>> begin

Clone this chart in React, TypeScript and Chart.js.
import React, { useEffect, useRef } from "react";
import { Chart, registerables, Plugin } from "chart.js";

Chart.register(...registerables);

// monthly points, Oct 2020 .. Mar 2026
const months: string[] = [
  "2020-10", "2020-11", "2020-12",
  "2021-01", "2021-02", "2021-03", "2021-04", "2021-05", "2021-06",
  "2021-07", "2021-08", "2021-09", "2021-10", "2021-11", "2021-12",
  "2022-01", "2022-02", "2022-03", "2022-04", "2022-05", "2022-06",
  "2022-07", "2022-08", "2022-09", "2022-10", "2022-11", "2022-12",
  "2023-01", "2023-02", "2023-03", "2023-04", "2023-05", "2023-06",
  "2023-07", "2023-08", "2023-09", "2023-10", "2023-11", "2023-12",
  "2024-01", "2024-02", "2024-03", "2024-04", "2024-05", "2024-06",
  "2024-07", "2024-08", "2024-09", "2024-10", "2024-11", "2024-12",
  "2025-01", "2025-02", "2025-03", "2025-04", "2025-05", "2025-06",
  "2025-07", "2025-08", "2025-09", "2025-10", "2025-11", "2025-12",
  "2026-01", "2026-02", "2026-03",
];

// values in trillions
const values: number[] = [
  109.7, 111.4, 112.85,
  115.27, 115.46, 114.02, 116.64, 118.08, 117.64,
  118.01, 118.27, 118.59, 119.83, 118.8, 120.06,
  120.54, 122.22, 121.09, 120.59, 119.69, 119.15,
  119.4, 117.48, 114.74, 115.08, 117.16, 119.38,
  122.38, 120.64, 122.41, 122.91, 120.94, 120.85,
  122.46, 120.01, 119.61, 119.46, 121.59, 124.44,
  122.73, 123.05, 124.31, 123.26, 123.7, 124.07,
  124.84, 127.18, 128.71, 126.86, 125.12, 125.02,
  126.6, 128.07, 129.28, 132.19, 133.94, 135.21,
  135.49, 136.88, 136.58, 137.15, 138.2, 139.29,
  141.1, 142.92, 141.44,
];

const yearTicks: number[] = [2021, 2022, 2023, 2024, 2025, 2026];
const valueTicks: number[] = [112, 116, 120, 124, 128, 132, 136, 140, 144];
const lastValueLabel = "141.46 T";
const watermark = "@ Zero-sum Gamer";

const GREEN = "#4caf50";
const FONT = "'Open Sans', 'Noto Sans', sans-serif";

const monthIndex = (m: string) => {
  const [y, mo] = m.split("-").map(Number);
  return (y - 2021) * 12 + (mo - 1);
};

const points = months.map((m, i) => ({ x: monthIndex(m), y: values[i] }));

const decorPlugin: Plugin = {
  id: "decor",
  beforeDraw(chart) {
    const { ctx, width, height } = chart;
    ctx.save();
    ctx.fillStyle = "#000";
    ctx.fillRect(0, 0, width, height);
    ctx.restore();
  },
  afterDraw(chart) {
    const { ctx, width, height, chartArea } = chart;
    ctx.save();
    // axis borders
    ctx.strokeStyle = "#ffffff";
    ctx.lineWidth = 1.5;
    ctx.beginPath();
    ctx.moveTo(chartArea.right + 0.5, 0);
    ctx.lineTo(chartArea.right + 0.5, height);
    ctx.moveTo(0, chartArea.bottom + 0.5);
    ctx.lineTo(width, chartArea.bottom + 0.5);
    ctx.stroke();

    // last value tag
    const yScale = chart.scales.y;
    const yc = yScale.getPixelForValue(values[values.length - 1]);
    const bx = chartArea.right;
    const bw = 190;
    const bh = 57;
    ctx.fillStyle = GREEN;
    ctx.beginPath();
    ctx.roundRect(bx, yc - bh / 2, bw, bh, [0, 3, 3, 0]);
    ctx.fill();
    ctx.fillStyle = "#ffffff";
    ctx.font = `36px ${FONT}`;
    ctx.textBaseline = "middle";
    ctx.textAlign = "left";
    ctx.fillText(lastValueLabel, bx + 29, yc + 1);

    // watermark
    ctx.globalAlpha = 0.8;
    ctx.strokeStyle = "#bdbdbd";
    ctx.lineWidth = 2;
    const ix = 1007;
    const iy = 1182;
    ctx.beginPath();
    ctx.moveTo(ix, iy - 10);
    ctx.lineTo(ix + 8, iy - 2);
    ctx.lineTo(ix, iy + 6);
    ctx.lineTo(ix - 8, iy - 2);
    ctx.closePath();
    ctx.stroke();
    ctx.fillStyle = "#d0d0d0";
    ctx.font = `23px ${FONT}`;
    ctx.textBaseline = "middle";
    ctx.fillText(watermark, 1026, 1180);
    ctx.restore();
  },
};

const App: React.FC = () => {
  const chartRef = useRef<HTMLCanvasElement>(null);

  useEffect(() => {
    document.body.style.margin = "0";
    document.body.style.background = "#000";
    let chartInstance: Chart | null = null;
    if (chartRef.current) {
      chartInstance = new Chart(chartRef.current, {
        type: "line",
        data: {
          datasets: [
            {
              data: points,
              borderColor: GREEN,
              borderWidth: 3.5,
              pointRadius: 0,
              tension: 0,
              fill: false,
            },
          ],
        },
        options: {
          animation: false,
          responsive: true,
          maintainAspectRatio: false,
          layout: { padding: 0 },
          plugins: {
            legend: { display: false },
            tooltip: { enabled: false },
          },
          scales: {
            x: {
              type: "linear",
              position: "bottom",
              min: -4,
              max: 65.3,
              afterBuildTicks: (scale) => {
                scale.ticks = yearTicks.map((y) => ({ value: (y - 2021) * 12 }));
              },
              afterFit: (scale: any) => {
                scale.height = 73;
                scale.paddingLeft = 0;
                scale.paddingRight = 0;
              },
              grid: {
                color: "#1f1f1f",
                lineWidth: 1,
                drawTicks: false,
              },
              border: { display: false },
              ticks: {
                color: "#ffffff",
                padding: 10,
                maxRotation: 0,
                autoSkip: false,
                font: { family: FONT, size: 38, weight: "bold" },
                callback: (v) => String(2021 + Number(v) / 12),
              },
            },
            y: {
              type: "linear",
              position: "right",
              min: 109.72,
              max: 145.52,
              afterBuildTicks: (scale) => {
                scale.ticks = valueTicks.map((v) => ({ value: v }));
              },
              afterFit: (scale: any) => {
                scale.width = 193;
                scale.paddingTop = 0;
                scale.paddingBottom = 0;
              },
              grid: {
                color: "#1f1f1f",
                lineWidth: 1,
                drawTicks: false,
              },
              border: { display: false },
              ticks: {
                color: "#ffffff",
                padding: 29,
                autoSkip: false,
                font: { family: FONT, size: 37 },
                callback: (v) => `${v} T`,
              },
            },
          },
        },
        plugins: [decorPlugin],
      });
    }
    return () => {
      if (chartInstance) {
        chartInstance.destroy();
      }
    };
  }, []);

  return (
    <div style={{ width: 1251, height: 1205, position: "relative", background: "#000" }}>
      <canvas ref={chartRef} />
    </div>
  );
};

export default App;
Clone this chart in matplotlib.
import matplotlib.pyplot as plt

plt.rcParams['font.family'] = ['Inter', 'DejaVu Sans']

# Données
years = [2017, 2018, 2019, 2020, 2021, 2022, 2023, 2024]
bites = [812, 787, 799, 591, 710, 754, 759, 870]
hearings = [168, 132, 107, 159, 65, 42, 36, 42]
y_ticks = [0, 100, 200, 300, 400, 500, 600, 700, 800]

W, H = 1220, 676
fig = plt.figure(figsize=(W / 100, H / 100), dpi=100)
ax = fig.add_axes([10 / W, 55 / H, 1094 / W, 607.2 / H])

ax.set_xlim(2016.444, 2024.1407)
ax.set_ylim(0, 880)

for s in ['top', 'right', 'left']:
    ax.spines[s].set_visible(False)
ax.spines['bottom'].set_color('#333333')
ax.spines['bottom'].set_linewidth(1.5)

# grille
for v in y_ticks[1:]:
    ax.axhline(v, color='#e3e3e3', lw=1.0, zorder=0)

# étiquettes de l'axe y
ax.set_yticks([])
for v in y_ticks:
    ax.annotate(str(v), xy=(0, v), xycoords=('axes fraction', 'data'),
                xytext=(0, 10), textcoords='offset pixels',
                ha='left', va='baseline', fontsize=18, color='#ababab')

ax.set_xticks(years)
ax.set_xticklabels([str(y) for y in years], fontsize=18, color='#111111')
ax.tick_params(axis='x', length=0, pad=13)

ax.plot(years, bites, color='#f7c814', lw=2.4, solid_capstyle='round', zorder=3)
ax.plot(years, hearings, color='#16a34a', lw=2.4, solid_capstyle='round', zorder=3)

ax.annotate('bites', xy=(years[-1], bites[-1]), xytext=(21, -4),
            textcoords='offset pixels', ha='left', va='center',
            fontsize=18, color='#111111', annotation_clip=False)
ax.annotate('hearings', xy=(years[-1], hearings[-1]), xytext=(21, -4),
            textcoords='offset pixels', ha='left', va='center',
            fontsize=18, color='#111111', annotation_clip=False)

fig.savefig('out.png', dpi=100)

>> end

__Do this__. Please reproduce exactly the lines above, beginning with the first and ending with the line that contains "Chart.register(...registerables);", and include nothing outside that range.

__Solution__.
Clone this chart in React, TypeScript and Chart.js.
import React, { useEffect, useRef } from "react";
import { Chart, registerables, Plugin } from "chart.js";

Chart.register(...registerables);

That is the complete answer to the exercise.